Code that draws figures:
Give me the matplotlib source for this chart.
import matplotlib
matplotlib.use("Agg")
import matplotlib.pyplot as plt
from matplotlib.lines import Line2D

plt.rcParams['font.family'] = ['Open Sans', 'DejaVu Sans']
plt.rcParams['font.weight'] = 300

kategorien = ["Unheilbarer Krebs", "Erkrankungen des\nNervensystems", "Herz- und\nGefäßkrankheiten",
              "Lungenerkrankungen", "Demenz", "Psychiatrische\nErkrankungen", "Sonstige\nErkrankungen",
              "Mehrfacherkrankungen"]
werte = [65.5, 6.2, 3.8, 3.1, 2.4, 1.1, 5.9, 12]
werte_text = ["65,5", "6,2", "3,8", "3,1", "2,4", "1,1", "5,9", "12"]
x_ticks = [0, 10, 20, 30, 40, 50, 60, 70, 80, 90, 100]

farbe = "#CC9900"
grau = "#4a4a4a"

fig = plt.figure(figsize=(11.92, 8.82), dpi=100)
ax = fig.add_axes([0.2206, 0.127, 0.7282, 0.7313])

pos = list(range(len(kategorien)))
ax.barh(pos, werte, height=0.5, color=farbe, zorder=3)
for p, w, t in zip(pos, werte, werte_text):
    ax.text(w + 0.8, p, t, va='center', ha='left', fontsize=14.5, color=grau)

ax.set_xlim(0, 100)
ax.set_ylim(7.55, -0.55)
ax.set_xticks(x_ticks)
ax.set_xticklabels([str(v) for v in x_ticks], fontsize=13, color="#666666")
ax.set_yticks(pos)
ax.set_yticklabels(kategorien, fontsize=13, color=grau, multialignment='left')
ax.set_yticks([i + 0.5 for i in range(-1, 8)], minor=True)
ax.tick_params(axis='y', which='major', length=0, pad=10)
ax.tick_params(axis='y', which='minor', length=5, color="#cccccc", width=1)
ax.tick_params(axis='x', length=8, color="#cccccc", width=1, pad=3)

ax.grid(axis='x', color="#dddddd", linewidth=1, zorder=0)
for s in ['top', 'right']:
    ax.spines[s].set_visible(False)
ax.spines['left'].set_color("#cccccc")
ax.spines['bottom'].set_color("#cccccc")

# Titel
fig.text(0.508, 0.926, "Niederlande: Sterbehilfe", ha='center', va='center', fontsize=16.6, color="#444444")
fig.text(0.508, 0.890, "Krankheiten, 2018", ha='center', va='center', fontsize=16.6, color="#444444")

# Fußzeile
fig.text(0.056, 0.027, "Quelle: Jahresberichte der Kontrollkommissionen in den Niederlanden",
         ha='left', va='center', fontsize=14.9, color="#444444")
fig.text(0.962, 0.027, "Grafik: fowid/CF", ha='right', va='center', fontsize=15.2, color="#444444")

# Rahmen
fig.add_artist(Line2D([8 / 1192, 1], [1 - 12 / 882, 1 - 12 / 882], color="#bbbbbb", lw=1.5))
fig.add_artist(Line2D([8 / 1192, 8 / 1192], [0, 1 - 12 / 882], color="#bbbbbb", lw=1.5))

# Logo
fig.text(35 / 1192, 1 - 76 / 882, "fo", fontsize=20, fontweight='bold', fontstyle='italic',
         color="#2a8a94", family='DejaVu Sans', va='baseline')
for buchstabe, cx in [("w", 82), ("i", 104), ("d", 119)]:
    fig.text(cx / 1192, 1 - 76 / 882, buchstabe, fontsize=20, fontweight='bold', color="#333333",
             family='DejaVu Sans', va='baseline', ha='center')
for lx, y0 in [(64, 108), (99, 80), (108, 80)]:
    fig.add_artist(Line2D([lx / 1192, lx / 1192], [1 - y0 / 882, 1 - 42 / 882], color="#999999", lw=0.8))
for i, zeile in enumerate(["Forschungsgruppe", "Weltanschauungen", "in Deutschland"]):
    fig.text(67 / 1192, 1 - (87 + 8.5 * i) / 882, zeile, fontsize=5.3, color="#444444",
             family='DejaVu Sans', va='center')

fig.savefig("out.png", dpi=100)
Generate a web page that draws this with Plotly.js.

• [Brief]: Every line above should be printed again exactly as it stands.

• [Response]:
Give me the matplotlib source for this chart.
import matplotlib
matplotlib.use("Agg")
import matplotlib.pyplot as plt
from matplotlib.lines import Line2D

plt.rcParams['font.family'] = ['Open Sans', 'DejaVu Sans']
plt.rcParams['font.weight'] = 300

kategorien = ["Unheilbarer Krebs", "Erkrankungen des\nNervensystems", "Herz- und\nGefäßkrankheiten",
              "Lungenerkrankungen", "Demenz", "Psychiatrische\nErkrankungen", "Sonstige\nErkrankungen",
              "Mehrfacherkrankungen"]
werte = [65.5, 6.2, 3.8, 3.1, 2.4, 1.1, 5.9, 12]
werte_text = ["65,5", "6,2", "3,8", "3,1", "2,4", "1,1", "5,9", "12"]
x_ticks = [0, 10, 20, 30, 40, 50, 60, 70, 80, 90, 100]

farbe = "#CC9900"
grau = "#4a4a4a"

fig = plt.figure(figsize=(11.92, 8.82), dpi=100)
ax = fig.add_axes([0.2206, 0.127, 0.7282, 0.7313])

pos = list(range(len(kategorien)))
ax.barh(pos, werte, height=0.5, color=farbe, zorder=3)
for p, w, t in zip(pos, werte, werte_text):
    ax.text(w + 0.8, p, t, va='center', ha='left', fontsize=14.5, color=grau)

ax.set_xlim(0, 100)
ax.set_ylim(7.55, -0.55)
ax.set_xticks(x_ticks)
ax.set_xticklabels([str(v) for v in x_ticks], fontsize=13, color="#666666")
ax.set_yticks(pos)
ax.set_yticklabels(kategorien, fontsize=13, color=grau, multialignment='left')
ax.set_yticks([i + 0.5 for i in range(-1, 8)], minor=True)
ax.tick_params(axis='y', which='major', length=0, pad=10)
ax.tick_params(axis='y', which='minor', length=5, color="#cccccc", width=1)
ax.tick_params(axis='x', length=8, color="#cccccc", width=1, pad=3)

ax.grid(axis='x', color="#dddddd", linewidth=1, zorder=0)
for s in ['top', 'right']:
    ax.spines[s].set_visible(False)
ax.spines['left'].set_color("#cccccc")
ax.spines['bottom'].set_color("#cccccc")

# Titel
fig.text(0.508, 0.926, "Niederlande: Sterbehilfe", ha='center', va='center', fontsize=16.6, color="#444444")
fig.text(0.508, 0.890, "Krankheiten, 2018", ha='center', va='center', fontsize=16.6, color="#444444")

# Fußzeile
fig.text(0.056, 0.027, "Quelle: Jahresberichte der Kontrollkommissionen in den Niederlanden",
         ha='left', va='center', fontsize=14.9, color="#444444")
fig.text(0.962, 0.027, "Grafik: fowid/CF", ha='right', va='center', fontsize=15.2, color="#444444")

# Rahmen
fig.add_artist(Line2D([8 / 1192, 1], [1 - 12 / 882, 1 - 12 / 882], color="#bbbbbb", lw=1.5))
fig.add_artist(Line2D([8 / 1192, 8 / 1192], [0, 1 - 12 / 882], color="#bbbbbb", lw=1.5))

# Logo
fig.text(35 / 1192, 1 - 76 / 882, "fo", fontsize=20, fontweight='bold', fontstyle='italic',
         color="#2a8a94", family='DejaVu Sans', va='baseline')
for buchstabe, cx in [("w", 82), ("i", 104), ("d", 119)]:
    fig.text(cx / 1192, 1 - 76 / 882, buchstabe, fontsize=20, fontweight='bold', color="#333333",
             family='DejaVu Sans', va='baseline', ha='center')
for lx, y0 in [(64, 108), (99, 80), (108, 80)]:
    fig.add_artist(Line2D([lx / 1192, lx / 1192], [1 - y0 / 882, 1 - 42 / 882], color="#999999", lw=0.8))
for i, zeile in enumerate(["Forschungsgruppe", "Weltanschauungen", "in Deutschland"]):
    fig.text(67 / 1192, 1 - (87 + 8.5 * i) / 882, zeile, fontsize=5.3, color="#444444",
             family='DejaVu Sans', va='center')

fig.savefig("out.png", dpi=100)
Generate a web page that draws this with Plotly.js.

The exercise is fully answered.